* DATA LINES
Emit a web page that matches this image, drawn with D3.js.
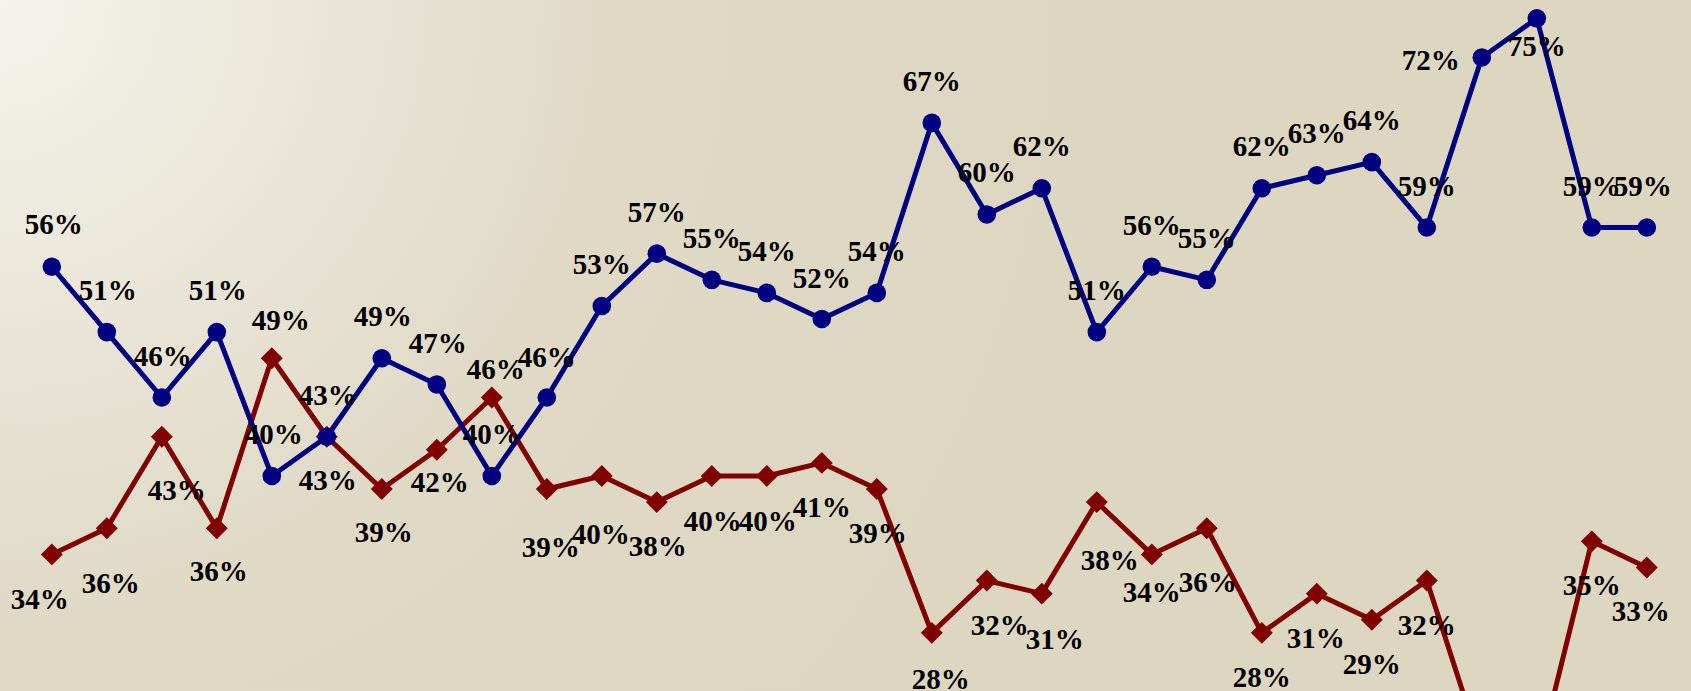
<!DOCTYPE html>
<html>
<head>
<meta charset="utf-8">
<script src="https://cdn.jsdelivr.net/npm/d3@7"></script>
<style>
  html, body { margin: 0; padding: 0; overflow: hidden; background: #DED8C3; }
  svg { display: block; }
</style>
</head>
<body>
<svg id="chart" width="1691" height="691"></svg>
<script>
// ---- data ----
const polls = ["1","2","3","4","5","6","7","8","9","10","11","12","13","14","15",
               "16","17","18","19","20","21","22","23","24","25","26","27","28","29","30"];
const blueValues = [56, 51, 46, 51, 40, 43, 49, 47, 40, 46, 53, 57, 55, 54, 52,
                    54, 67, 60, 62, 51, 56, 55, 62, 63, 64, 59, 72, 75, 59, 59];
const redValues  = [34, 36, 43, 36, 49, 43, 39, 42, 46, 39, 40, 38, 40, 40, 41,
                    39, 28, 32, 31, 38, 34, 36, 28, 31, 29, 32, 19, 18, 35, 33];

// ---- label placement (layout only) ----
const blueLabelDX = [2,1,1,1,2,1,1,1,0,0,0,0,0,0,0,0,0,0,0,0,0,0,0,0,0,0,-51,0,0,-4];
const blueLabelDY = [-43,-42,-42,-42,-42,-42,-42,-41,-42,-41,-42,-42,-42,-42,-41,
                     -42,-42,-42,-42,-42,-42,-42,-42,-42,-42,-42,2,28,-42,-42];
const redLabelDX  = [-12,4,15,2,9,1,2,3,4,4,-1,1,1,1,0,1,9,13,13,13,0,1,0,-1,0,0,0,0,0,-6];
const redLabelDY  = [45,55,53,43,-38,43,43,32,-29,58,58,44,45,45,44,44,46,44,45,58,
                     38,54,44,44,44,44,44,44,44,44];

const W = 1691, H = 691;
const svg = d3.select("#chart");

// background gradient
const defs = svg.append("defs");
const grad = defs.append("radialGradient")
  .attr("id", "bg").attr("gradientUnits", "userSpaceOnUse")
  .attr("cx", 0).attr("cy", 0).attr("r", 1150).attr("fx", 0).attr("fy", 0);
grad.append("stop").attr("offset", 0).attr("stop-color", "#F5F3EC");
grad.append("stop").attr("offset", 0.55).attr("stop-color", "#DFD9C5");
grad.append("stop").attr("offset", 1).attr("stop-color", "#DDD7C2");
svg.append("rect").attr("width", W).attr("height", H).attr("fill", "url(#bg)");

const x = d3.scalePoint().domain(polls).range([51.8, 1646.8]);
const y = d3.scaleLinear().domain([0, 75]).range([999, 18.3]);

const series = [
  { values: redValues,  color: "#800000", shape: "diamond", dx: redLabelDX,  dy: redLabelDY },
  { values: blueValues, color: "#000080", shape: "circle",  dx: blueLabelDX, dy: blueLabelDY }
];

const line = d3.line().x((d, i) => x(polls[i])).y(d => y(d));

series.forEach(s => {
  svg.append("path")
    .datum(s.values)
    .attr("fill", "none")
    .attr("stroke", s.color)
    .attr("stroke-width", 5)
    .attr("stroke-linejoin", "round")
    .attr("d", line);

  const g = svg.append("g");
  if (s.shape === "circle") {
    g.selectAll("circle").data(s.values).join("circle")
      .attr("cx", (d, i) => x(polls[i]))
      .attr("cy", d => y(d))
      .attr("r", 9.3)
      .attr("fill", s.color);
  } else {
    const sym = d3.symbol().type(d3.symbolSquare).size(240);
    g.selectAll("path").data(s.values).join("path")
      .attr("d", sym)
      .attr("transform", (d, i) => `translate(${x(polls[i])},${y(d)}) rotate(45)`)
      .attr("fill", s.color);
  }
});

// labels on top (only those that land inside the picture)
series.forEach(s => {
  const items = s.values.map((v, i) => ({ v, i, lx: x(polls[i]) + s.dx[i], ly: y(v) + s.dy[i] }))
    .filter(d => d.ly - 12 < H);
  svg.append("g").selectAll("text").data(items).join("text")
    .attr("x", d => d.lx)
    .attr("y", d => d.ly + 10)
    .attr("text-anchor", "middle")
    .attr("font-family", "'Liberation Serif', 'Times New Roman', serif")
    .attr("font-weight", "bold")
    .attr("font-size", 29)
    .attr("fill", "#000")
    .text(d => d.v + "%");
});
</script>
</body>
</html>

* OBJECTIVE
Except for the pictures, give all the material above again verbatim.

* WRITTEN RESPONSE
Emit a web page that matches this image, drawn with D3.js.
<!DOCTYPE html>
<html>
<head>
<meta charset="utf-8">
<script src="https://cdn.jsdelivr.net/npm/d3@7"></script>
<style>
  html, body { margin: 0; padding: 0; overflow: hidden; background: #DED8C3; }
  svg { display: block; }
</style>
</head>
<body>
<svg id="chart" width="1691" height="691"></svg>
<script>
// ---- data ----
const polls = ["1","2","3","4","5","6","7","8","9","10","11","12","13","14","15",
               "16","17","18","19","20","21","22","23","24","25","26","27","28","29","30"];
const blueValues = [56, 51, 46, 51, 40, 43, 49, 47, 40, 46, 53, 57, 55, 54, 52,
                    54, 67, 60, 62, 51, 56, 55, 62, 63, 64, 59, 72, 75, 59, 59];
const redValues  = [34, 36, 43, 36, 49, 43, 39, 42, 46, 39, 40, 38, 40, 40, 41,
                    39, 28, 32, 31, 38, 34, 36, 28, 31, 29, 32, 19, 18, 35, 33];

// ---- label placement (layout only) ----
const blueLabelDX = [2,1,1,1,2,1,1,1,0,0,0,0,0,0,0,0,0,0,0,0,0,0,0,0,0,0,-51,0,0,-4];
const blueLabelDY = [-43,-42,-42,-42,-42,-42,-42,-41,-42,-41,-42,-42,-42,-42,-41,
                     -42,-42,-42,-42,-42,-42,-42,-42,-42,-42,-42,2,28,-42,-42];
const redLabelDX  = [-12,4,15,2,9,1,2,3,4,4,-1,1,1,1,0,1,9,13,13,13,0,1,0,-1,0,0,0,0,0,-6];
const redLabelDY  = [45,55,53,43,-38,43,43,32,-29,58,58,44,45,45,44,44,46,44,45,58,
                     38,54,44,44,44,44,44,44,44,44];

const W = 1691, H = 691;
const svg = d3.select("#chart");

// background gradient
const defs = svg.append("defs");
const grad = defs.append("radialGradient")
  .attr("id", "bg").attr("gradientUnits", "userSpaceOnUse")
  .attr("cx", 0).attr("cy", 0).attr("r", 1150).attr("fx", 0).attr("fy", 0);
grad.append("stop").attr("offset", 0).attr("stop-color", "#F5F3EC");
grad.append("stop").attr("offset", 0.55).attr("stop-color", "#DFD9C5");
grad.append("stop").attr("offset", 1).attr("stop-color", "#DDD7C2");
svg.append("rect").attr("width", W).attr("height", H).attr("fill", "url(#bg)");

const x = d3.scalePoint().domain(polls).range([51.8, 1646.8]);
const y = d3.scaleLinear().domain([0, 75]).range([999, 18.3]);

const series = [
  { values: redValues,  color: "#800000", shape: "diamond", dx: redLabelDX,  dy: redLabelDY },
  { values: blueValues, color: "#000080", shape: "circle",  dx: blueLabelDX, dy: blueLabelDY }
];

const line = d3.line().x((d, i) => x(polls[i])).y(d => y(d));

series.forEach(s => {
  svg.append("path")
    .datum(s.values)
    .attr("fill", "none")
    .attr("stroke", s.color)
    .attr("stroke-width", 5)
    .attr("stroke-linejoin", "round")
    .attr("d", line);

  const g = svg.append("g");
  if (s.shape === "circle") {
    g.selectAll("circle").data(s.values).join("circle")
      .attr("cx", (d, i) => x(polls[i]))
      .attr("cy", d => y(d))
      .attr("r", 9.3)
      .attr("fill", s.color);
  } else {
    const sym = d3.symbol().type(d3.symbolSquare).size(240);
    g.selectAll("path").data(s.values).join("path")
      .attr("d", sym)
      .attr("transform", (d, i) => `translate(${x(polls[i])},${y(d)}) rotate(45)`)
      .attr("fill", s.color);
  }
});

// labels on top (only those that land inside the picture)
series.forEach(s => {
  const items = s.values.map((v, i) => ({ v, i, lx: x(polls[i]) + s.dx[i], ly: y(v) + s.dy[i] }))
    .filter(d => d.ly - 12 < H);
  svg.append("g").selectAll("text").data(items).join("text")
    .attr("x", d => d.lx)
    .attr("y", d => d.ly + 10)
    .attr("text-anchor", "middle")
    .attr("font-family", "'Liberation Serif', 'Times New Roman', serif")
    .attr("font-weight", "bold")
    .attr("font-size", 29)
    .attr("fill", "#000")
    .text(d => d.v + "%");
});
</script>
</body>
</html>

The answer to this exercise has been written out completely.